En fait, si la classe ouvrière n'est pas intervenue plus tôt pour faire tomber le régime Hollande, c'est avant tout en raison du rôle de ces organisations, qui soutiennent le PS, un parti bourgeois réactionnaire, depuis 1968. 

La crise grandissante que confrontent la France et l'Europe ne peut être résolue en tentant de faire pression sur le PS et ses satellites politiques sur sa «gauche». Elle ne sera même pas résolue non plus par la seule expérience explosive d'une grève générale, comme en 1936 ou 1968 en France. La crise objective du capitalisme et la colère grandissante de la classe ouvrière européenne et internationale préparent effectivement l'éruption de grèves générales et de luttes ouvrières de masse. 

Mais comme l’a clairement montré la réponse autoritaire de la classe dirigeante française aux manifestations anti-Loi El Khomri, ces luttes ne feront que préparer le terrain d'une confrontation révolutionnaire avec les gouvernements, en France et en Europe. Les couches les plus conscientes et les plus avancées politiquement des travailleurs et des jeunes doivent donc se préparer non seulement aux luttes de masse qui vont éclater, mais encore à la révolution socialiste. 
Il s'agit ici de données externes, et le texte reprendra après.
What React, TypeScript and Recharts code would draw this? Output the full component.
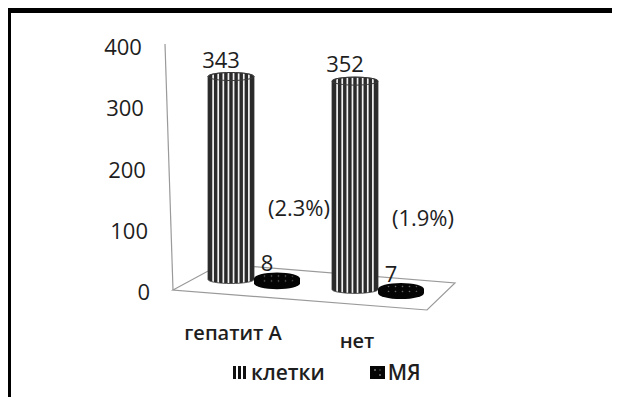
import React from 'react';
import { BarChart, Bar, XAxis, YAxis, Legend, LabelList, Customized } from 'recharts';

// Counts per group
const categories = ['гепатит А', 'нет'];
const cellCounts = [343, 352];
const myCounts = [8, 7];
const myShares = ['(2.3%)', '(1.9%)'];
const yTicks = [0, 100, 200, 300, 400];
const seriesKeys = ['cells', 'my'];
const seriesNames = ['клетки', 'МЯ'];

const data = categories.map((name, i) => ({
  name,
  cells: cellCounts[i],
  my: myCounts[i],
  share: myShares[i],
}));

// Layout
const W = 604;
const H = 389;
const MARGIN = { top: 37, right: 172, bottom: 77, left: 124 };
const Y_AXIS_W = 60;
const X_AXIS_H = 30;
const PLOT_LEFT = MARGIN.left + Y_AXIS_W;
const PLOT_RIGHT = W - MARGIN.right;
const PLOT_TOP = MARGIN.top;
const PLOT_BOTTOM = H - MARGIN.bottom - X_AXIS_H;
const BAR_SIZE = 46;
const SLOPE = 0.08; // the floor recedes downward to the right
const FONT = "'Open Sans', 'DejaVu Sans', sans-serif";
const INK = '#1e1e1e';

const shiftAt = (x: number) => SLOPE * (x - PLOT_LEFT);

// Striped 3D cylinder
function Cylinder(props: any) {
  const x = Number(props.x);
  const y = Number(props.y);
  const width = Number(props.width);
  const height = Number(props.height);
  if (!isFinite(x) || !isFinite(height)) return null;
  const cx = x + width / 2;
  const dy = shiftAt(cx);
  const top = y + dy;
  const bottom = y + height + dy;
  const rx = width / 2;
  const ry = 4;
  const id = `cyl-clip-${props.index}`;
  const outline = `M ${x} ${top} L ${x} ${bottom} A ${rx} ${ry} 0 0 0 ${x + width} ${bottom} L ${x + width} ${top} A ${rx} ${ry} 0 0 0 ${x} ${top} Z`;
  const n = 9;
  const stripes = [];
  for (let k = 1; k < n; k++) {
    const sx = x + (k * width) / n;
    stripes.push(
      <line key={k} x1={sx} x2={sx} y1={top - ry - 1} y2={bottom + ry + 1} stroke="#f2f2f2" strokeWidth={1.7} />
    );
  }
  return (
    <g>
      <defs>
        <clipPath id={id}>
          <path d={outline} />
        </clipPath>
      </defs>
      <g clipPath={`url(#${id})`}>
        <path d={outline} fill="#2a2a2a" />
        {stripes}
      </g>
      <ellipse cx={cx} cy={top} rx={rx} ry={ry} fill="none" stroke="#3a3a3a" strokeWidth={1} />
      <path d={outline} fill="none" stroke="#333" strokeWidth={0.8} />
    </g>
  );
}

// Flat dotted black disc
function Disc(props: any) {
  const x = Number(props.x);
  const y = Number(props.y);
  const width = Number(props.width);
  const height = Number(props.height);
  if (!isFinite(x) || !isFinite(height)) return null;
  const cx = x + width / 2;
  const dy = shiftAt(cx);
  const top = y + dy;
  const bottom = y + height + dy;
  const rx = width / 2;
  const ry = 6;
  const id = `disc-dots-${props.index}`;
  const side = `M ${x} ${top} L ${x} ${bottom} A ${rx} ${ry} 0 0 0 ${x + width} ${bottom} L ${x + width} ${top} Z`;
  return (
    <g>
      <defs>
        <pattern id={id} width={7} height={5} patternUnits="userSpaceOnUse" x={x} y={top}>
          <circle cx={3.5} cy={2.5} r={0.8} fill="#6c6c6c" />
        </pattern>
      </defs>
      <path d={side} fill="#050505" />
      <ellipse cx={cx} cy={top} rx={rx} ry={ry} fill="#050505" />
      <ellipse cx={cx} cy={top} rx={rx - 3} ry={ry - 1.5} fill={`url(#${id})`} />
    </g>
  );
}

function makeValueLabel(ry: number, gap: number) {
  return (p: any) => {
    const x = Number(p.x);
    const y = Number(p.y);
    const width = Number(p.width);
    const cx = x + width / 2;
    return (
      <text
        x={cx - 10}
        y={y + shiftAt(cx) - ry - gap}
        textAnchor="middle"
        dominantBaseline="central"
        fontFamily={FONT}
        fontSize={22}
        fill={INK}
      >
        {p.value}
      </text>
    );
  };
}

function ShareLabel(p: any) {
  const x = Number(p.x);
  const y = Number(p.y);
  const width = Number(p.width);
  const height = Number(p.height);
  const cx = x + width / 2;
  return (
    <text
      x={cx + 22}
      y={y + height + shiftAt(cx) - 76}
      textAnchor="middle"
      dominantBaseline="central"
      fontFamily={FONT}
      fontSize={22}
      fill={INK}
    >
      {p.value}
    </text>
  );
}

function YTick(p: any) {
  const y = Number(p.y);
  const rightEdge = PLOT_LEFT - 42 + (y - PLOT_BOTTOM) * 0.033;
  return (
    <text x={rightEdge} y={y + 1} textAnchor="end" dominantBaseline="central" fontFamily={FONT} fontSize={22} fill={INK}>
      {p.payload.value}
    </text>
  );
}

function XTick(p: any) {
  const cx = Number(p.x) - BAR_SIZE / 2;
  const ty = PLOT_BOTTOM + 39.5 + 0.065 * (cx - PLOT_LEFT);
  return (
    <text
      x={cx + 2}
      y={ty}
      textAnchor="middle"
      dominantBaseline="central"
      fontFamily={FONT}
      fontSize={20}
      fontWeight={600}
      fill={INK}
    >
      {p.payload.value}
    </text>
  );
}

// Floor plane and the slanted back-wall edge
function Floor() {
  const pts = [
    [PLOT_LEFT - 19, PLOT_BOTTOM],
    [PLOT_LEFT + 29, PLOT_BOTTOM - 26],
    [PLOT_RIGHT + 15, PLOT_BOTTOM - 7],
    [PLOT_RIGHT - 13, PLOT_BOTTOM + 20],
  ];
  return (
    <g>
      <line x1={PLOT_LEFT - 27} y1={PLOT_TOP - 1} x2={PLOT_LEFT - 19} y2={PLOT_BOTTOM} stroke="#9a9a9a" strokeWidth={1.2} />
      <polygon points={pts.map((q) => q.join(',')).join(' ')} fill="none" stroke="#9a9a9a" strokeWidth={1.2} />
    </g>
  );
}

function LegendIcon({ kind }: { kind: string }) {
  if (kind === 'cells') {
    return (
      <svg width={13} height={15} style={{ display: 'block' }}>
        <rect x={0} y={1} width={3} height={13} fill="#111" />
        <rect x={5} y={1} width={3} height={13} fill="#111" />
        <rect x={10} y={1} width={3} height={13} fill="#111" />
      </svg>
    );
  }
  return (
    <svg width={15} height={15} style={{ display: 'block' }}>
      <rect x={0} y={1} width={15} height={13} fill="#050505" />
      <circle cx={5} cy={5} r={1} fill="#777" />
      <circle cx={10} cy={10} r={1} fill="#777" />
      <circle cx={10} cy={5} r={0.8} fill="#555" />
    </svg>
  );
}

function LegendRow(props: any) {
  const items = ((props.payload || []) as any[])
    .slice()
    .sort((a, b) => seriesKeys.indexOf(a.dataKey) - seriesKeys.indexOf(b.dataKey));
  return (
    <div
      style={{
        display: 'flex',
        alignItems: 'center',
        paddingLeft: 225,
        fontFamily: FONT,
        fontSize: 21,
        fontWeight: 600,
        color: INK,
        lineHeight: '26px',
      }}
    >
      {items.map((it, i) => (
        <div key={i} style={{ display: 'flex', alignItems: 'center', marginLeft: i === 0 ? 0 : 45 }}>
          <LegendIcon kind={it.dataKey} />
          <span style={{ marginLeft: i === 0 ? 5 : 3 }}>{it.value}</span>
        </div>
      ))}
    </div>
  );
}

export default function App() {
  return (
    <div style={{ position: 'relative', width: W, height: H, background: '#fff' }}>
      <div
        style={{
          position: 'absolute',
          left: -2,
          top: 0,
          width: 608,
          height: 384,
          borderTop: '5px solid #000',
          borderLeft: '5px solid #000',
          borderRight: '1px solid #d8d8d8',
          pointerEvents: 'none',
        }}
      />
      <BarChart width={W} height={H} data={data} margin={MARGIN} barSize={BAR_SIZE} barGap={0}>
        <Customized component={Floor} />
        <XAxis dataKey="name" height={X_AXIS_H} axisLine={false} tickLine={false} tick={<XTick />} interval={0} />
        <YAxis
          width={Y_AXIS_W}
          domain={[0, 400]}
          ticks={yTicks}
          type="number"
          allowDataOverflow
          axisLine={false}
          tickLine={false}
          tick={<YTick />}
        />
        <YAxis yAxisId="bars" hide type="number" domain={[-23, 391]} />
        <Legend
          verticalAlign="middle"
          align="center"
          layout="horizontal"
          wrapperStyle={{ top: 351, left: 0, width: W }}
          content={<LegendRow />}
        />
        <Bar dataKey="cells" name={seriesNames[0]} yAxisId="bars" shape={<Cylinder />} isAnimationActive={false}>
          <LabelList dataKey="cells" content={makeValueLabel(4, 14)} />
        </Bar>
        <Bar dataKey="my" name={seriesNames[1]} yAxisId="bars" shape={<Disc />} isAnimationActive={false}>
          <LabelList dataKey="my" content={makeValueLabel(6, 10)} />
          <LabelList dataKey="share" content={ShareLabel} />
        </Bar>
      </BarChart>
    </div>
  );
}
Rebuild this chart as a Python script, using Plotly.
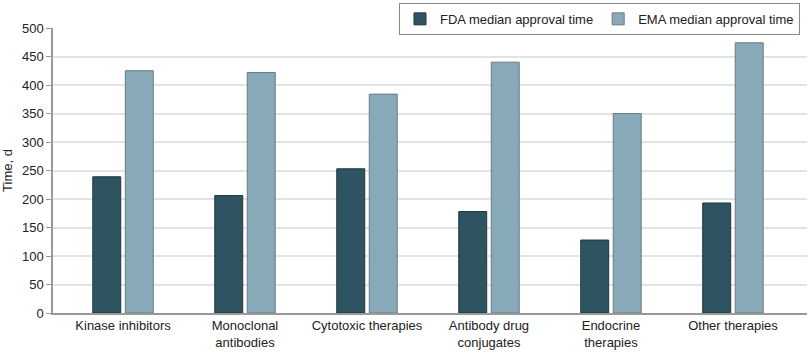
import plotly.graph_objects as go

categories = ["Kinase inhibitors", "Monoclonal<br>antibodies", "Cytotoxic therapies",
              "Antibody drug<br>conjugates", "Endocrine<br>therapies", "Other therapies"]
fda_values = [239, 206, 253, 178, 128, 193]
ema_values = [425, 422, 384, 440, 350, 474]
y_ticks = [0, 50, 100, 150, 200, 250, 300, 350, 400, 450, 500]

font_family = "Liberation Sans, Arial, sans-serif"

fig = go.Figure()
fig.add_trace(go.Bar(
    x=categories, y=fda_values, name="FDA median approval time",
    marker=dict(color="#2E5462", line=dict(color="#1E3640", width=1)),
))
fig.add_trace(go.Bar(
    x=categories, y=ema_values, name="EMA median approval time",
    marker=dict(color="#87A9B8", line=dict(color="#6A7A82", width=1)),
))

fig.update_layout(
    width=810, height=354,
    margin=dict(l=53, r=3, t=28, b=41, autoexpand=False),
    paper_bgcolor="white", plot_bgcolor="white",
    barmode="group", bargap=0.467, bargroupgap=0.14,
    font=dict(family=font_family, size=13, color="#222"),
    showlegend=True,
    legend=dict(
        orientation="h", x=0.9907, y=1.088, xanchor="right", yanchor="top",
        bordercolor="#888", borderwidth=1, bgcolor="white",
        font=dict(size=13, color="#222"), itemwidth=30,
    ),
    xaxis=dict(
        type="category", range=[-0.574, 5.607],
        showline=True, linecolor="#999", linewidth=1.5,
        ticks="", showgrid=False, tickfont=dict(size=13),
    ),
    yaxis=dict(
        range=[0, 500], tickvals=y_ticks,
        showline=True, linecolor="#999", linewidth=1.5,
        ticks="outside", ticklen=5, tickcolor="#999",
        showgrid=True, gridcolor="#E3E3E3", gridwidth=1.5,
        zeroline=False, tickfont=dict(size=13),
        title=dict(text="Time, d", font=dict(size=13), standoff=8),
    ),
)

fig.write_html("out.html")
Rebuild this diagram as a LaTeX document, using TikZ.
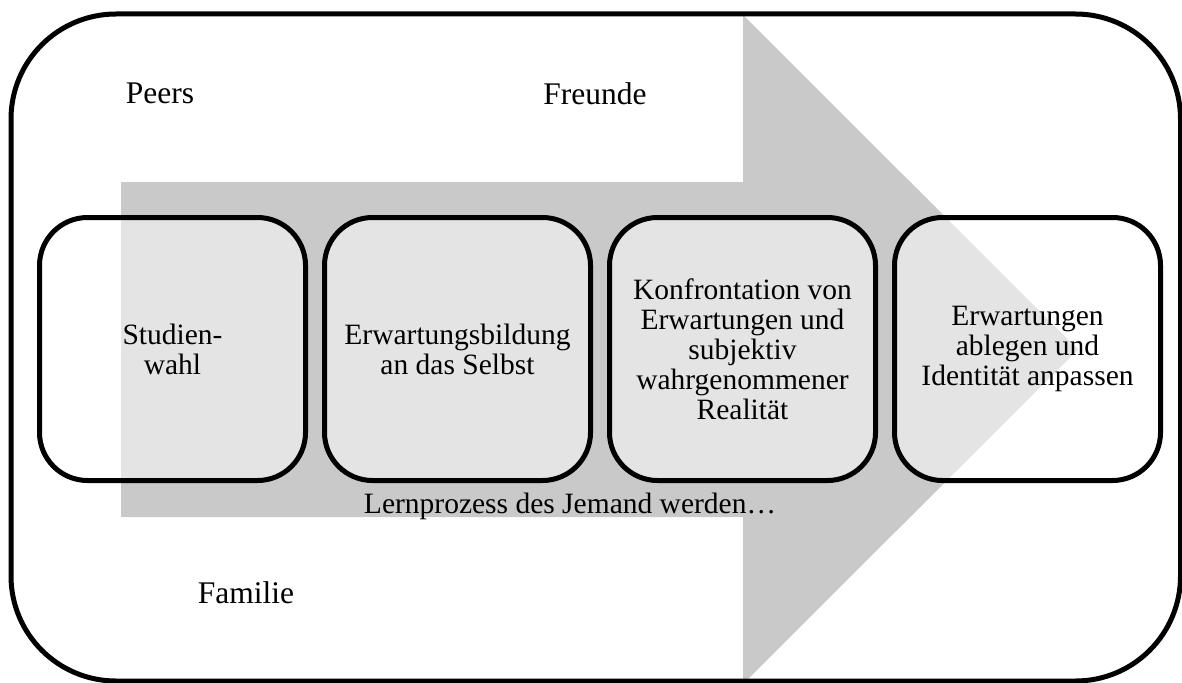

Cela soulève la question la plus brûlante que confronte la classe ouvrière en France et à l'échelle internationale: la crise de la direction révolutionnaire et la nécessité de construire des partis trotskystes. La lutte contre la loi El Khomri a nettement montré qu'aucun parti de l'establishement ne peut ni ne veut parler au nom de la colère explosive qui se développe dans la classe ouvrière contre tout le système politique actuel. 

La fraude selon laquelle le socialisme serait représenté par le PS et ses satellites politiques staliniens et pseudo de gauche comme le NPA est chaque jour démasquée davantage. La radicalisation des travailleurs et le discrédit de ce qui depuis des décennies se fait passer pour la « gauche » en France, créent les conditions d'une véritable lutte pour le socialisme, c'est-à-dire une lutte révolutionnaire pour l'égalité sociale par la classe ouvrière internationale. Dans ces conditions, le Comité international de la Quatrième Internationale construit des sections à travers le continent afin de lutter pour les États socialistes unis d'Europe.